Aujourd’hui, l’évolution biologique, le fait que les êtres vivants dérivent les uns des autres en vertu de transformations progressives, est un processus considéré comme démontré. Cela, bien entendu, ne signifie pas que nous savons tout, que tout est compris.
Si l’on sait assez bien comment on passe d’une espèce à une autre, grâce notamment aux expériences réalisées sur la mouche du vinaigre, appelée en langue savante drosophile, on comprend en revanche beaucoup plus mal comment on passe des reptiles (crocodiles, tortues) aux oiseaux ou des oiseaux aux mammifères, et quels sont les mécanismes de ces évolutions « géantes ».
« L’apparition de l’homme reste
par ailleurs encore inexpliquée
Si l’homme descend incontestablement d’un australopithèque, son ancêtre commun avec les grands singes, il est établi que son fonctionnement cérébral n’a rien à voir avec celui d’un singe. L’homme est un animal pensant, et ce dernier vocable suffit à marquer sa différence. Selon quels mécanismes son cerveau a-t-il vu son volume multiplié par trois en un million d’années, processus sans équivalent dans l’évolution biologique ? Nul n’a d’explication convaincante. La théorie qui soutient que la station bipède aurait suffi pour développer le cerveau me paraît au mieux une hypothèse, mais sûrement pas une explication causale.
En revanche, la question, longtemps débattue, du polygénisme, de l’apparition d’hommes en différents lieux de la planète, développée à partir de préjugés racistes, est totalement abandonnée. Elle n’a pas survécu aux développements de la génétique : l’espèce humaine a émergé en un seul endroit au cours d’un même processus, sans doute en Afrique. Et à partir de là l’homme a conquis la planète, franchissant les déserts, les montagnes, les isthmes, les mers, les océans. À cet égard, les croyants peuvent trouver là un certain réconfort. Il y a sans doute eu un (ou quelques) Adam et une (ou quelques) Eve quelque part dans les paysages volcaniques et lacustres du rift africain.
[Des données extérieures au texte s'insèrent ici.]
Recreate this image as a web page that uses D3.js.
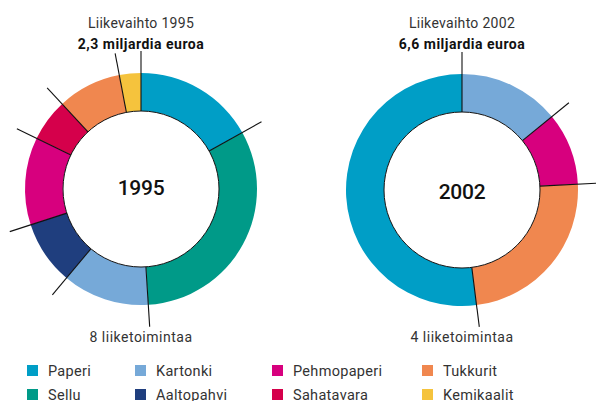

L’apparition de la vie, un mystère entier
Quant à l’apparition de la vie elle-même, le mystère reste entier. Certes, toutes les épreuves paléontologiques et géochimiques convergent aujourd’hui pour dire que la vie est apparue sur Terre très tôt, il y a 3,8 ou même 4 milliards d’années, mais on ne sait pas bien comment. Lorsque Stanley Miller, à partir d’une idée du Soviétique Oparine, synthétise les acides aminés in vitro en 1953. on est convaincu qu’en quelques années on parviendra à fabriquer du vivant ou du presque vivant.
Lorsque j’ai rencontré Stanley Miller pour la première fois vingt ans plus tard, il m’a expliqué sa grande déception. Et son association avec le grand chimiste anglais Leslie Orgel n’a rien changé : quarante ans plus tard, on n’est guère plus avancé. La percée la plus spectaculaire est sans nul doute la duplication in vitro d’un brin d’ADN par Karlin. Mullis, mais cette prouesse n a pas levé le voile sur la fabrication de l’ADN elle-même puisqu’on est parti d’un brin déjà synthétisé par le vivant. Je sais que de nombreux chimistes de grand talent travaillent aujourd’hui sur de nouvelles pistes, à l’aide de concepts nouveaux, comme ceux d’auto-organisation, d’autocatalyse enzymatique, etc., mais force est de reconnaître l’état des lieux :on ne sait pas reproduire la vie en laboratoire. Ni de près, ni de loin.